Explanation: There are only 3 non-repeating characters.

Solution

This problem is an extension of First non-repeating character.

Method 1 – Brute Force

Intuition

Check each character and see if it repeats. Count non-repeating characters until the k-th is found.

Approach

1. For each character in the string, check if it repeats by scanning the rest of the string.
2. If it does not repeat, increment a counter.
3. When the counter reaches k, return that character.

Complexity

• ⏰ Time complexity: O(n²) — For each character, we may scan the whole string.
• 🧺 Space complexity: O(1) — No extra space used.

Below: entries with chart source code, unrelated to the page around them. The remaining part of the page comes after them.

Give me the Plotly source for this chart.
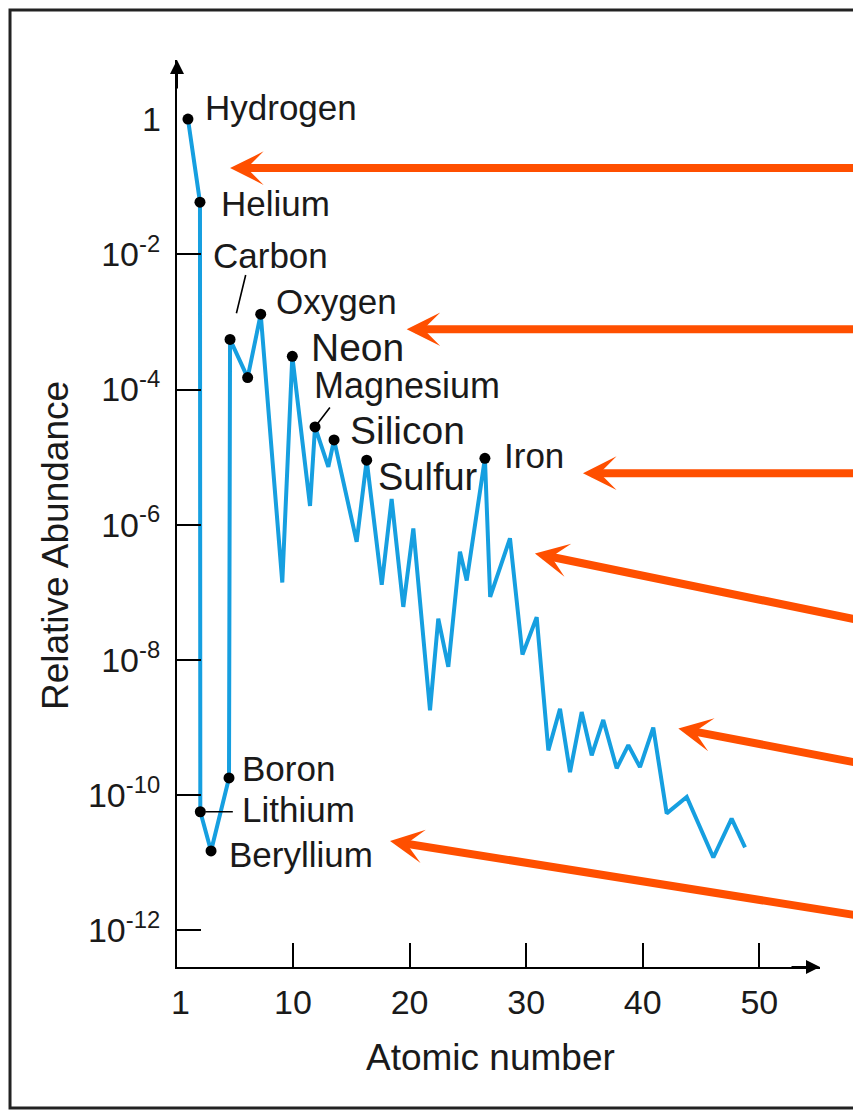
import numpy as np
import plotly.graph_objects as go

# Vertices of the abundance curve, as drawn (position on the atomic-number axis).
atomic_pos = [0.99, 2.02, 2.05, 2.97, 4.51, 4.60, 6.11, 7.23, 9.08, 9.94,
              11.46, 11.89, 13.03, 13.52, 15.46, 16.32, 17.61, 18.46, 19.46, 20.32,
              21.75, 22.46, 23.32, 24.32, 24.90, 26.46, 26.91, 28.61, 29.68, 30.90,
              31.90, 32.90, 33.76, 34.76, 35.62, 36.61, 37.76, 38.76, 39.76, 40.90,
              42.05, 43.77, 46.05, 47.62, 48.77]
abundance = [1.0, 5.9e-2, 5.7e-11, 1.5e-11, 1.8e-10, 5.5e-4, 1.5e-4, 1.3e-3, 1.4e-7, 3.1e-4,
             1.9e-6, 2.8e-5, 7.2e-6, 1.8e-5, 5.6e-7, 9.0e-6, 1.3e-7, 2.4e-6, 6.1e-8, 8.8e-7,
             1.8e-9, 4.1e-8, 7.9e-9, 4.0e-7, 1.5e-7, 9.6e-6, 8.6e-8, 6.3e-7, 1.2e-8, 4.3e-8,
             4.6e-10, 1.9e-9, 2.2e-10, 1.7e-9, 3.9e-10, 1.3e-9, 2.5e-10, 5.5e-10, 2.6e-10, 1.0e-9,
             5.4e-11, 9.4e-11, 1.2e-11, 4.5e-11, 1.7e-11]

# Points marked with a dot (index into the arrays above).
dot_index = [0, 1, 2, 3, 4, 5, 6, 7, 9, 11, 13, 15, 25]

# Named elements and the vertex each name belongs to.
element_names = ["Hydrogen", "Helium", "Lithium", "Beryllium", "Boron", "Carbon",
                 "Oxygen", "Neon", "Magnesium", "Silicon", "Sulfur", "Iron"]
element_index = [0, 1, 2, 3, 4, 5, 7, 9, 11, 13, 15, 25]

# Axis ticks.
x_tick_vals = [10, 20, 30, 40, 50]
y_tick_vals = [1e-2, 1e-4, 1e-6, 1e-8, 1e-10, 1e-12]
y_tick_text = ["10<sup>-2</sup>", "10<sup>-4</sup>", "10<sup>-6</sup>",
               "10<sup>-8</sup>", "10<sup>-10</sup>", "10<sup>-12</sup>"]

# Orange pointer arrows: where each one points (axis position, abundance).
arrow_x = [4.60, 19.75, 34.87, 30.75, 43.05, 18.32]
arrow_y = [0.188, 7.8e-4, 5.8e-6, 3.76e-7, 9.7e-10, 2.1e-11]

BLUE = "#169fe0"
ORANGE = "#ff4f00"
TEXT = "#1a1a1a"
FONT = "Liberation Sans, Arial, sans-serif"

# Label placement (pixel offsets from the point, font size).
label_style = {
    "Hydrogen": (15, 12, 35),
    "Helium": (19, -1, 35),
    "Carbon": (-19, 84, 35),
    "Oxygen": (13, 13, 35),
    "Neon": (17, 9, 39),
    "Magnesium": (-3, 41, 36),
    "Silicon": (14, 9, 39),
    "Sulfur": (9, -17, 38),
    "Iron": (17, 3, 35),
    "Boron": (11, 9, 35),
    "Lithium": (40, 2, 35),
    "Beryllium": (16, -4, 35),
}

# Pointer tails, pixel offsets from the tip.
arrow_tail = [(645, 0), (470, 0), (290, 0), (340, 67), (195, 35), (485, 75)]

fig = go.Figure()

fig.add_trace(go.Scatter(
    x=atomic_pos, y=abundance, mode="lines",
    line=dict(color=BLUE, width=4), hoverinfo="skip",
))
fig.add_trace(go.Scatter(
    x=[atomic_pos[i] for i in dot_index],
    y=[abundance[i] for i in dot_index],
    mode="markers", marker=dict(color="black", size=11), hoverinfo="skip",
))

annotations = []

# Element names.
for name, idx in zip(element_names, element_index):
    dx, dy, size = label_style[name]
    annotations.append(dict(
        x=atomic_pos[idx], y=np.log10(abundance[idx]), text=name,
        showarrow=False, xanchor="left", yanchor="middle",
        xshift=dx, yshift=dy, font=dict(family=FONT, size=size, color=TEXT),
    ))

# Leader lines for Carbon, Lithium and Magnesium.
for idx, ax, ay, standoff in [(5, 16, -66, 27), (2, 34, 0, 5), (11, 16, -21, 4)]:
    annotations.append(dict(
        x=atomic_pos[idx], y=np.log10(abundance[idx]), text="",
        showarrow=True, arrowhead=0, arrowwidth=1.6, arrowcolor="black",
        ax=ax, ay=ay, standoff=standoff,
    ))

# Orange pointers.
for x, y, (ax, ay) in zip(arrow_x, arrow_y, arrow_tail):
    annotations.append(dict(
        x=x, y=np.log10(y), text="", showarrow=True,
        arrowhead=3, arrowsize=0.7, arrowwidth=8, arrowcolor=ORANGE,
        ax=ax, ay=ay,
    ))

# Arrow heads on the axes.
annotations.append(dict(x=0, y=1, xref="paper", yref="paper", text="", showarrow=True,
                        arrowhead=2, arrowsize=1.4, arrowwidth=2, arrowcolor="black",
                        ax=0, ay=30))
annotations.append(dict(x=1, y=0, xref="paper", yref="paper", text="", showarrow=True,
                        arrowhead=2, arrowsize=1.4, arrowwidth=2, arrowcolor="black",
                        ax=-30, ay=0))

# The "1" labels sitting at the axis origin and at the top of the y axis.
annotations.append(dict(x=0, y=0, xref="paper", yref="paper", text="1",
                        showarrow=False, xanchor="center", yanchor="top",
                        xshift=3, yshift=-14, font=dict(family=FONT, size=34, color=TEXT)))
annotations.append(dict(x=0, y=0, xref="paper", yref="y", text="1",
                        showarrow=False, xanchor="right", yanchor="middle",
                        xshift=-14, font=dict(family=FONT, size=34, color=TEXT)))

# Axis titles.
annotations.append(dict(x=-0.19, y=0.465, xref="paper", yref="paper",
                        xanchor="center", yanchor="middle",
                        text="Relative Abundance", textangle=-90, showarrow=False,
                        font=dict(family=FONT, size=37, color=TEXT)))
annotations.append(dict(x=0.487, y=-0.100, xref="paper", yref="paper",
                        xanchor="center", yanchor="middle",
                        text="Atomic number", showarrow=False,
                        font=dict(family=FONT, size=37, color=TEXT)))

# The page body adds an 8px offset, so the figure is 8px smaller and margins shift.
fig.update_layout(
    width=853, height=1105,
    margin=dict(l=169, r=41, t=52, b=146, pad=0),
    plot_bgcolor="white", paper_bgcolor="white",
    showlegend=False,
    annotations=annotations,
    xaxis=dict(
        range=[0.05, 55.2], tickvals=x_tick_vals,
        showline=True, linecolor="black", linewidth=2,
        ticks="inside", ticklen=24, tickwidth=2, tickcolor="black",
        showgrid=False, zeroline=False, ticklabelstandoff=4,
        tickfont=dict(family=FONT, size=34, color=TEXT),
    ),
    yaxis=dict(
        type="log", range=[-12.54, 0.873],
        tickvals=y_tick_vals, ticktext=y_tick_text,
        showline=True, linecolor="black", linewidth=2,
        ticks="inside", ticklen=24, tickwidth=2, tickcolor="black",
        showgrid=False, zeroline=False, ticklabelstandoff=8,
        tickfont=dict(family=FONT, size=34, color=TEXT),
    ),
    # Frame round the whole picture (right side falls off the page).
    shapes=[dict(
        type="rect", xref="paper", yref="paper",
        x0=-0.2597, x1=1.09, y0=-0.1555, y1=1.0551,
        line=dict(color="#222", width=3), fillcolor="rgba(0,0,0,0)",
    )],
)

fig.write_html("out.html", config={"displayModeBar": False})
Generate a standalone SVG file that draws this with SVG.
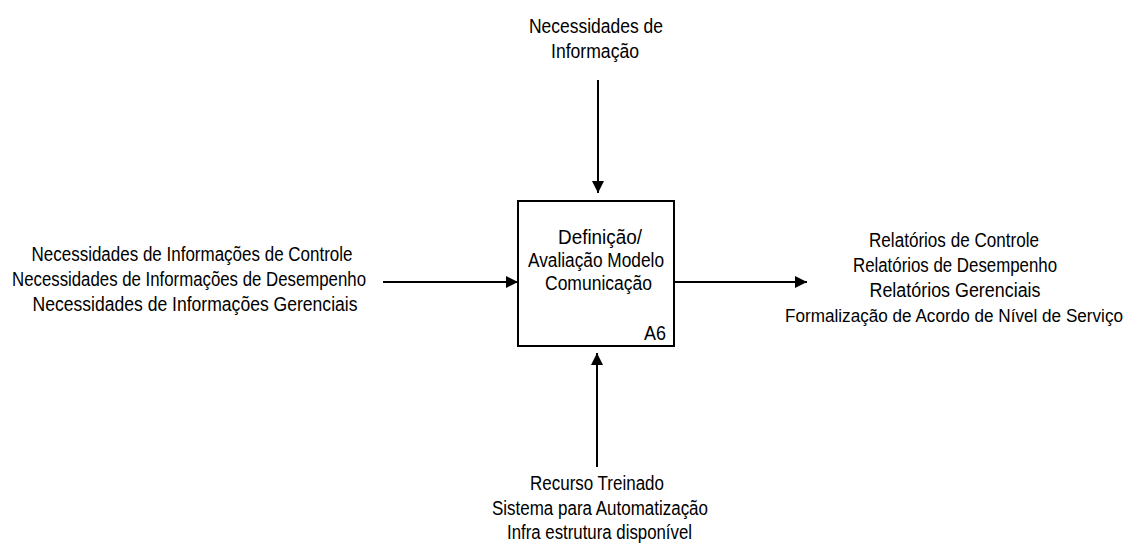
<svg xmlns="http://www.w3.org/2000/svg" width="1129" height="544" viewBox="0 0 1129 544">
  <style>
    text { font-family: "Liberation Sans", Arial, sans-serif; font-size: 19.5px; fill: #000; text-anchor: middle; }
    .long { font-size: 17.5px; }
    .box { fill: #fff; stroke: #000; stroke-width: 2; }
    .conn { stroke: #000; stroke-width: 2; fill: none; marker-end: url(#arrow); }
  </style>
  <defs>
    <marker id="arrow" markerWidth="12" markerHeight="12" refX="12" refY="6" orient="auto" markerUnits="userSpaceOnUse">
      <path d="M0,0 L12,6 L0,12 Z" fill="#000"/>
    </marker>
  </defs>
  <rect width="1129" height="544" fill="#fff"/>

  <!-- connectors -->
  <g id="connectors">
    <line class="conn" x1="598" y1="80" x2="598" y2="193"/>
    <line class="conn" x1="383" y1="282" x2="518" y2="282"/>
    <line class="conn" x1="675" y1="282" x2="807" y2="282"/>
    <line class="conn" x1="597" y1="467" x2="597" y2="353"/>
  </g>

  <!-- activity box A6 -->
  <g id="node-a6">
    <rect class="box" x="518" y="201" width="156" height="145"/>
    <text x="600" y="244" textLength="84" lengthAdjust="spacingAndGlyphs">Definição/</text>
    <text x="596" y="267" textLength="136" lengthAdjust="spacingAndGlyphs">Avaliação Modelo</text>
    <text x="598.5" y="290" textLength="107" lengthAdjust="spacingAndGlyphs">Comunicação</text>
    <text x="655" y="340" textLength="22" lengthAdjust="spacingAndGlyphs">A6</text>
  </g>

  <!-- control (top) -->
  <g id="control">
    <text x="596" y="33" textLength="134" lengthAdjust="spacingAndGlyphs">Necessidades de</text>
    <text x="595" y="58" textLength="88" lengthAdjust="spacingAndGlyphs">Informação</text>
  </g>

  <!-- inputs (left) -->
  <g id="inputs">
    <text x="192" y="261" textLength="321" lengthAdjust="spacingAndGlyphs">Necessidades de Informações de Controle</text>
    <text x="189" y="286" textLength="354" lengthAdjust="spacingAndGlyphs">Necessidades de Informações de Desempenho</text>
    <text x="195" y="311" textLength="325" lengthAdjust="spacingAndGlyphs">Necessidades de Informações Gerenciais</text>
  </g>

  <!-- outputs (right) -->
  <g id="outputs">
    <text x="954" y="247" textLength="170" lengthAdjust="spacingAndGlyphs">Relatórios de Controle</text>
    <text x="955" y="272" textLength="204" lengthAdjust="spacingAndGlyphs">Relatórios de Desempenho</text>
    <text x="955" y="297" textLength="171" lengthAdjust="spacingAndGlyphs">Relatórios Gerenciais</text>
    <text class="long" x="954" y="322" textLength="338" lengthAdjust="spacingAndGlyphs">Formalização de Acordo de Nível de Serviço</text>
  </g>

  <!-- mechanisms (bottom) -->
  <g id="mechanisms">
    <text x="597" y="490" textLength="134" lengthAdjust="spacingAndGlyphs">Recurso Treinado</text>
    <text x="600" y="515" textLength="216" lengthAdjust="spacingAndGlyphs">Sistema para Automatização</text>
    <text x="599.5" y="539" textLength="185" lengthAdjust="spacingAndGlyphs">Infra estrutura disponível</text>
  </g>
</svg>
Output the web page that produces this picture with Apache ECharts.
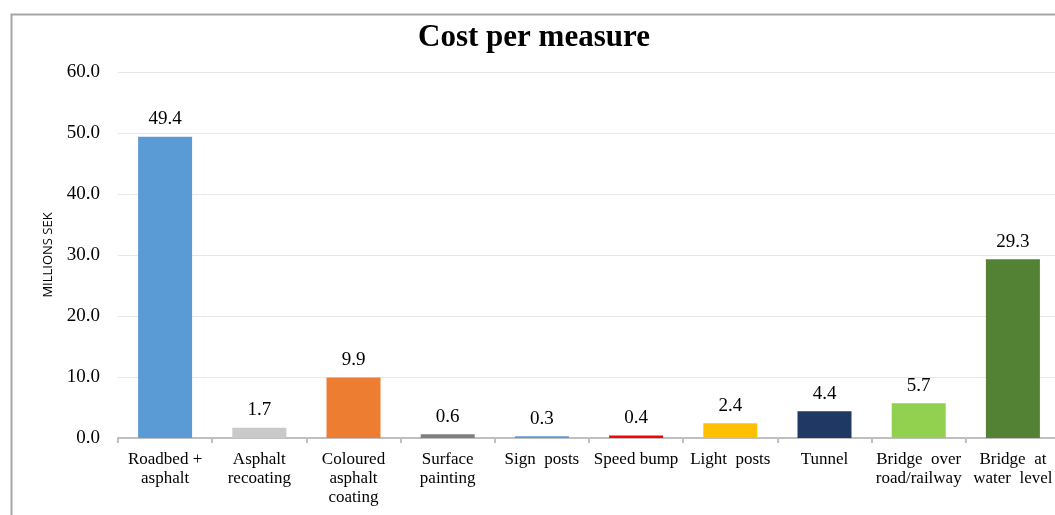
<!DOCTYPE html>
<html>
<head>
<meta charset="utf-8">
<script src="https://cdn.jsdelivr.net/npm/echarts@6/dist/echarts.min.js"></script>
<style>
html,body{margin:0;padding:0;background:#fff;overflow:hidden;width:1055px;height:515px;}
#chart{width:1062px;height:515px;}
</style>
</head>
<body>
<div id="chart"></div>
<script>
const categories = ['Roadbed +\nasphalt','Asphalt\nrecoating','Coloured\nasphalt\ncoating','Surface\npainting','Sign  posts','Speed bump','Light  posts','Tunnel','Bridge  over\nroad/railway','Bridge  at\nwater  level'];
const values = [49.4, 1.7, 9.9, 0.6, 0.3, 0.4, 2.4, 4.4, 5.7, 29.3];
const barColors = ['#5B9BD5','#C9C9C9','#ED7D31','#7F7F7F','#5B9BD5','#FF0000','#FFC000','#203864','#92D050','#548235'];
const yTicks = {min: 0, max: 60, interval: 10};

const chart = echarts.init(document.getElementById('chart'));
chart.setOption({
  animation: false,
  graphic: [{
    type: 'rect', left: 9, top: 12, silent: true,
    shape: {width: 1100, height: 600},
    style: {fill: 'none', stroke: '#A6A6A6', lineWidth: 2}
  }],
  title: {
    text: 'Cost per measure', left: 529, top: 17, textAlign: 'center',
    textStyle: {fontFamily: 'Liberation Serif', fontSize: 31, fontWeight: 'bold', color: '#000'}
  },
  grid: {left: 118, width: 942, top: 72, bottom: 77, containLabel: false},
  xAxis: {
    type: 'category', data: categories,
    axisLine: {lineStyle: {color: '#BFBFBF', width: 2}},
    axisTick: {show: true, length: 5, lineStyle: {color: '#BFBFBF', width: 2}},
    axisLabel: {interval: 0, margin: 12, fontFamily: 'Liberation Serif', fontSize: 17, color: '#000', lineHeight: 19}
  },
  yAxis: {
    type: 'value', min: yTicks.min, max: yTicks.max, interval: yTicks.interval,
    name: 'MILLIONS SEK', nameLocation: 'middle', nameGap: 63, nameRotate: 90,
    nameTextStyle: {fontFamily: 'Open Sans', fontSize: 13, color: '#000', padding: [0, 0, 0, 0]},
    axisLine: {show: false}, axisTick: {show: false},
    axisLabel: {formatter: v => v.toFixed(1), margin: 18, fontFamily: 'Liberation Serif', fontSize: 19, color: '#000'},
    splitLine: {lineStyle: {color: '#E6E6E6', width: 1}}
  },
  series: [{
    type: 'bar', barWidth: 54,
    data: values.map((v, i) => ({value: v, itemStyle: {color: barColors[i]}})),
    label: {show: true, position: 'top', distance: 8, formatter: p => p.value.toFixed(1),
      fontFamily: 'Liberation Serif', fontSize: 19, color: '#000'}
  }]
});
</script>
</body>
</html>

Method 2 – Hash Map (O(n) time, two traversals)

Intuition

Count occurrences of each character, then find the k-th non-repeating character.

Approach

1. Traverse the string and count occurrences of each character using a hash map or array.
2. Traverse the string again, and for each character with count 1, increment a counter.
3. When the counter reaches k, return that character.

Complexity

• ⏰ Time complexity: O(n) — Two passes over the string.
• 🧺 Space complexity: O(1) — Fixed size for character set.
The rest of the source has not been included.